Example, you said bridge rectifier but then also said 2 SPDT
I could use individual diodes, not a bridge for half wave, and use a SPDT switch- and get 2 polarities.
That same circuit above using half wave then also leads to easier DC to AC switch use of another SPDT switch.
However, I see a more effective circuit using 2 each DPDT switches and bridge rectifier for both full wave DC both polarities, and the other switch going between AC and DC.- but again, that key point is DPDT switches.
I think the bridge rectifier with full-wave rectification makes a lot more sense, half-wave rectification will create a very noisy running of some DC motors.
I'm not going to try to follow the wiring from a picture, but my wiring diagram will do the task you are talking about. You asked for a wiring diagram, I provided one.
One switch selects either AC or DC on the tracks, the other switch swaps the polarity on the rails. I believe that was the object of the exercise, right?
@gunrunnerjohn posted:I'm not going to try to follow the wiring from a picture, but my wiring diagram will do the task you are talking about. You asked for a wiring diagram, I provided one.
One switch selects either AC or DC on the tracks, the other switch swaps the polarity on the rails. I believe that was the object of the exercise, right?

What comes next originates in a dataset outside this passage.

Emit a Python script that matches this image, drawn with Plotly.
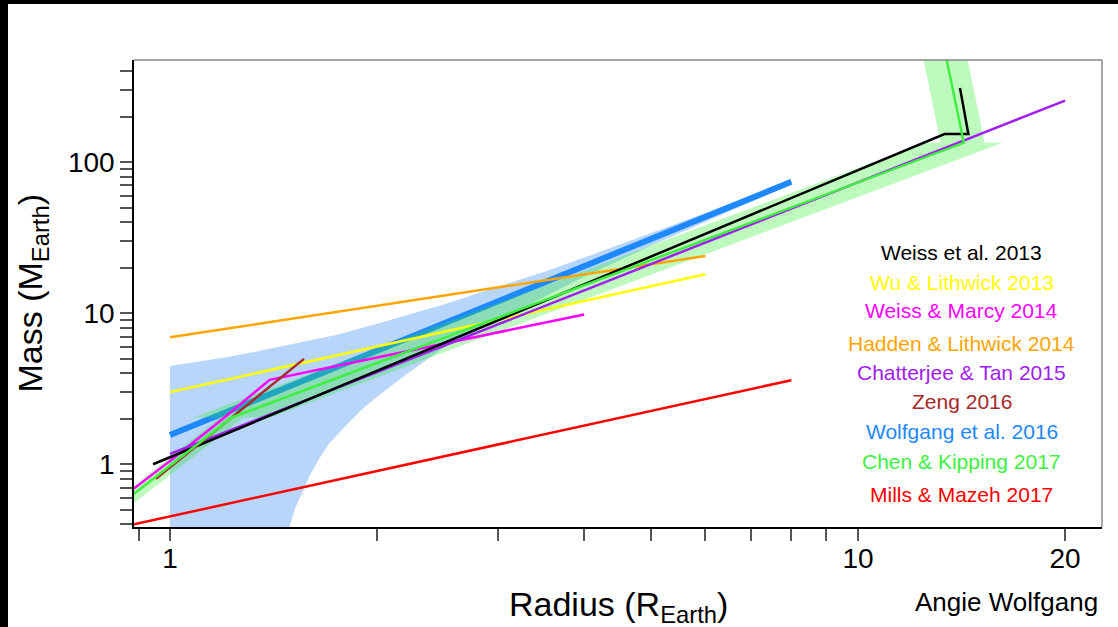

John, respectfully, shouldn’t some capacitors be in there to smooth the DC voltage? Technically, what you have will work but the DC voltage might be a little choppy.
Steve
@RideTheRails posted:John, respectfully, shouldn’t some capacitors be in there to smooth the DC voltage? Technically, what you have will work but the DC voltage might be a little choppy.
Steve
Well, if you look at his box pictures, no caps were used. To just run a DC motor, you don't need any caps, if you're running electronics, you'd probably want some filters. Easy to add, just put them across the output of the bridge rectifier. A DC can motor will run fine on full-wave rectified DC with no filtering.